WHAT YOU SHOULD DO >>
Without the pictures, output the lines of the material from the very first through the one that holds "from bokeh.resources import INLINE".

PROVIDED MATERIAL >>
>> start

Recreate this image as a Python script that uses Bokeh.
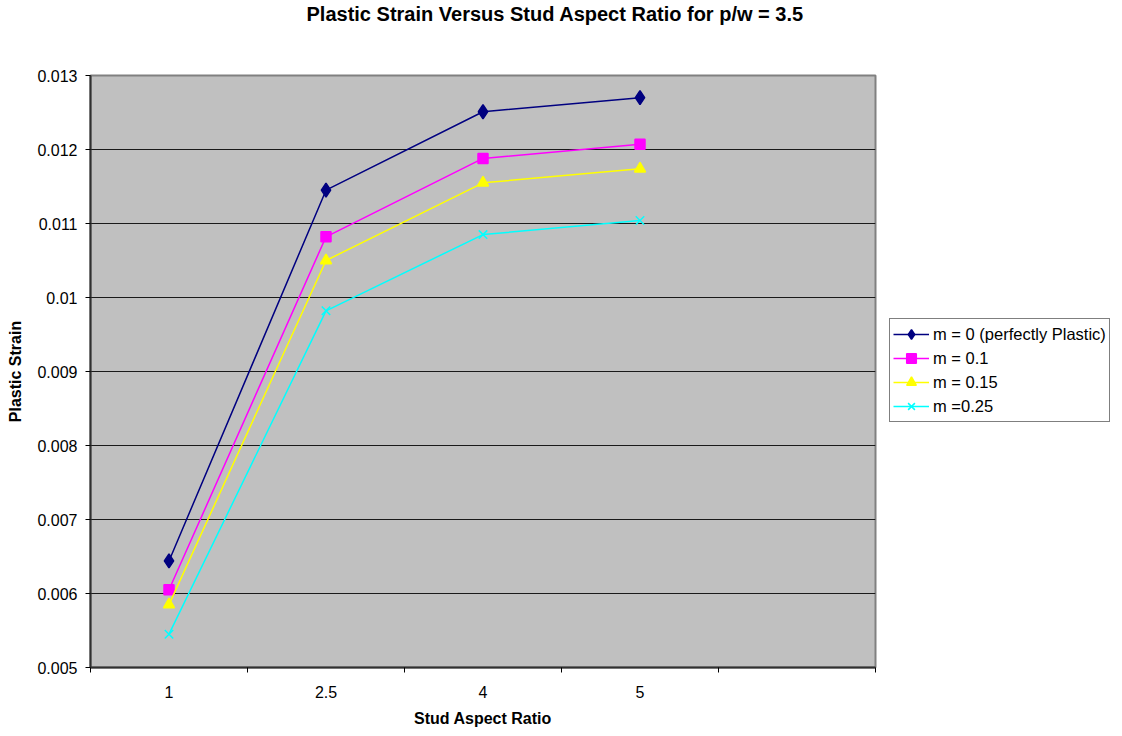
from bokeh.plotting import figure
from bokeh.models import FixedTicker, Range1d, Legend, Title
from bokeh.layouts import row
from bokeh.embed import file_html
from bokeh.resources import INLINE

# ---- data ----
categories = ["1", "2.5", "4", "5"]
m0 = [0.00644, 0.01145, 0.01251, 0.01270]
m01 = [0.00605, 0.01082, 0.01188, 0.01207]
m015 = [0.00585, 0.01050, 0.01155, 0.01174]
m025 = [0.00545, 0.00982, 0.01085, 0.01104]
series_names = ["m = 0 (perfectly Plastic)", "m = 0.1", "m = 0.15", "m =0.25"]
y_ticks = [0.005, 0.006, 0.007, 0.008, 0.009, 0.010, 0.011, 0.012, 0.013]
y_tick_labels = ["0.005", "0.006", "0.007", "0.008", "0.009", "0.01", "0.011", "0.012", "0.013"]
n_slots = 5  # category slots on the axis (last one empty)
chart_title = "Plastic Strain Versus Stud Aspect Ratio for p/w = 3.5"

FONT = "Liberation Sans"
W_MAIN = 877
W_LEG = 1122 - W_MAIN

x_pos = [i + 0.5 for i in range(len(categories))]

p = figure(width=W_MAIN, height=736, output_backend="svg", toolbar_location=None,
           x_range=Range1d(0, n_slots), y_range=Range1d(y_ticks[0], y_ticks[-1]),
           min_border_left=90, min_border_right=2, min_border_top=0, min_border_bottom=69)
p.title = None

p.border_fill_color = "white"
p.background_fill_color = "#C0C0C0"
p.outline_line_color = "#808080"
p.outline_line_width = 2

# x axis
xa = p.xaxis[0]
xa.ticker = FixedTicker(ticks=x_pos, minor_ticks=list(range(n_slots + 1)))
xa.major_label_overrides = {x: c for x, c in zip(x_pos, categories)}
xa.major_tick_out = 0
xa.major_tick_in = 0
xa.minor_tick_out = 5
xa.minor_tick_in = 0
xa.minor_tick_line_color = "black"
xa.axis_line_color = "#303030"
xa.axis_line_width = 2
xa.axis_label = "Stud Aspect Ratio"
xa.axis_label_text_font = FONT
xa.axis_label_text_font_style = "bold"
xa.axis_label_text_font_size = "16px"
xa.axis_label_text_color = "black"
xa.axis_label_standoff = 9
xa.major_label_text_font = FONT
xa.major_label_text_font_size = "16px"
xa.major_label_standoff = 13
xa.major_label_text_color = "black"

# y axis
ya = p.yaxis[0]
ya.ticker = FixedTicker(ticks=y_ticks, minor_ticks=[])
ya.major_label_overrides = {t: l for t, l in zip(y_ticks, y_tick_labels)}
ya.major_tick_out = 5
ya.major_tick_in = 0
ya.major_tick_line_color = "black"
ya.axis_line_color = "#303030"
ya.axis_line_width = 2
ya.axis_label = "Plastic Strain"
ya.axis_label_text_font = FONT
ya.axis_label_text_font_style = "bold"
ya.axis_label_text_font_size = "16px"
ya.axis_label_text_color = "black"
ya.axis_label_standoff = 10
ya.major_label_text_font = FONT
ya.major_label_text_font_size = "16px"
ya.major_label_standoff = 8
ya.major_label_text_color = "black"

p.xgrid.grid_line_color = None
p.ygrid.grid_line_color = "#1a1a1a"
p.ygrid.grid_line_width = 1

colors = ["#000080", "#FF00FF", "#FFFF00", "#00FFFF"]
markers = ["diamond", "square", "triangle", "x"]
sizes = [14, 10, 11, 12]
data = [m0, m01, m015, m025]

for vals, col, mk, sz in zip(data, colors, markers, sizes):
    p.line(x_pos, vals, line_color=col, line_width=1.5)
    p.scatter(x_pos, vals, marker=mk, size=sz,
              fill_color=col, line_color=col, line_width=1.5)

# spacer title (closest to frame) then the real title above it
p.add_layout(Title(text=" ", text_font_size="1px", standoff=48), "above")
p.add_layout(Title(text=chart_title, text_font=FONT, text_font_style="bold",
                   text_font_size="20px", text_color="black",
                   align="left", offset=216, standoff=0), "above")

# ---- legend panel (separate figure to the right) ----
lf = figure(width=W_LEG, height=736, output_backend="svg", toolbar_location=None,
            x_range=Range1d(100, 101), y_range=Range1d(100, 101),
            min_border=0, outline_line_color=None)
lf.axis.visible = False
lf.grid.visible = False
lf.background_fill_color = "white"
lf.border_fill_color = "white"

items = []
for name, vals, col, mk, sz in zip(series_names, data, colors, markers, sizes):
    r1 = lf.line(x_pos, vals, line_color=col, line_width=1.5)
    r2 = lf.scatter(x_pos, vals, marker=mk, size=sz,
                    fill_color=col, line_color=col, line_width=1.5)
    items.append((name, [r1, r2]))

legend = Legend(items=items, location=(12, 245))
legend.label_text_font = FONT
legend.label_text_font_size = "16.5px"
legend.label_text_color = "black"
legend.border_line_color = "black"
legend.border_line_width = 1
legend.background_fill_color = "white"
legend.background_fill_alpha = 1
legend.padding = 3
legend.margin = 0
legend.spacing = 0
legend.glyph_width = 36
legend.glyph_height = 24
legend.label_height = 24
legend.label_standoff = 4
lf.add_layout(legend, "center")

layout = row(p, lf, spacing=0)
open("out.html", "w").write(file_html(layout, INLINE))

>> end

WRITTEN RESPONSE >>
Recreate this image as a Python script that uses Bokeh.
from bokeh.plotting import figure
from bokeh.models import FixedTicker, Range1d, Legend, Title
from bokeh.layouts import row
from bokeh.embed import file_html
from bokeh.resources import INLINE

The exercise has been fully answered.